14. Meg Whitman, American business executive, former political candidate, and philanthropist
“The price of inaction is far greater than the cost of a mistake.”
If you’re one of those CX teams or leaders that is under pressure to make the ‘right’ decision before they act, it can be daunting to know what route to take — so much so that you end up not taking any action at all.
It’s better to start to act on good data and analysis and make a mistake, than to try and control all factors before acting. This can prevent key opportunities from passing you by, or risking your product or service becoming irrelevant in your market.
15. Jeff Bezos, CEO of Amazon
“If you make customers unhappy in the physical world, they might each tell six friends. If you make customers unhappy on the internet, they can each tell 6,000 friends.”
The accessibility of the internet and the increasing number of social media sites and review services mean that more and more people are connected.
While this opens doors for organizations to enter new markets, it also means that customers are more aware of what goes on, as it happens.
A slip up or a bad review will reach more people and could impact your brand image. Take the right steps to protect your brand online by keeping your CX at the heart of your strategy.
16. Sam Walton, founder of Walmart
“There is only one boss. The customer. And he can fire everybody in the company from the chairman on down, simply by spending his money somewhere else.”
Every customer is important. One customer has the power to influence others through their reviews, become a brand ambassador through their support and keep your bottom line growing with their continued customer loyalty.
When your target customers are spending their money elsewhere, your competitors are doing something better than you or your current offering isn’t what the customer wants. If the product is right, is the customer’s experience lacking?
17. Jay Baer, founder of Convince and Convert
Social media expert Jay Baer says we must respond to all social media comments — especially if they’re negative.
“A lack of response is a response. It’s a response that says, ‘We don’t care about you very much.’
It’s harder to respond to the negative comments, but remember on social media every interaction is public. So if people see you don’t respond, they too are likely to think you don’t care. Better to show them you care and have a public record of you putting it right than to have nothing at all."
18. Seymour Fine, author of ‘The Marketing of Ideas and Social Issues’
"When a customer complains, he is doing you a special favor; he is giving you another chance to serve him to his satisfaction. You will appreciate the importance of this opportunity when you consider that the customer's alternative option was to desert you for a competitor."
When you provide great customer service, you’re not just ensuring you make a sale — you’re actively preventing customers from going to the competition. Businesses should reframe the cost of negative experiences as potential revenue loss; rather than seeing the investment into customer service as a high cost, they should view it as a cost-effective way to increase opportunities to win over and keep customers.
19. Will Rogers, American vaudeville performer and actor
“Good judgment comes from experience, and a lot of that comes from bad judgment.”
Your business won’t always get it right. Company approaches aren’t infallible — there will always be a better way to meet customers’ expectations for great customer service.
Sometimes, the best business strategy is to make mistakes and learn from them.

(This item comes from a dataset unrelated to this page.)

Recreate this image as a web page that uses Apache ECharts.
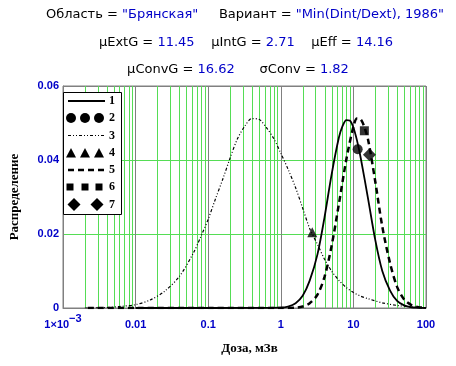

Testing out theories and approaches and seeing what works and what doesn’t is the best way to know the right path to take. Customer requirements and desires will constantly change, so sometimes it’s best to test out a theory without knowing it’ll be successful.
Business approaches can greatly influence customers’ view of your value
How you approach customer service can have a huge impact on how customers see your business. When you demonstrate that your business is empathetic, authentic and transparent - as well as living up to company promises — customers perceive your brand in a much more positive light, spending more.
Read through our top customer service quotes on the best approaches to customer care.
20. Jeanne Bliss, author of ‘Chief Customer 2.0’
“Customer experience to me is leadership bravery. The companies that are most admired are growing with their values and are choosing how they will grow and how they will not grow.”
Leaders are responsible for the livelihoods of their employees, and they should act in accordance with core values that employees and customers will respect.
At an employee level, this might look like removing practices that might inhibit employees from acting in good conscience or extending their care arrangements. Customers are aware of and treated according to the company values, which also will trickle down to the products and services.
21. Marilyn Suttle, customer service speaker and consultant
“How you think about your customer influences how you respond to them.”
You want to get to know your customers. You may send out many surveys, conduct research and have customer personas that give you deep insights into who they are. Now what?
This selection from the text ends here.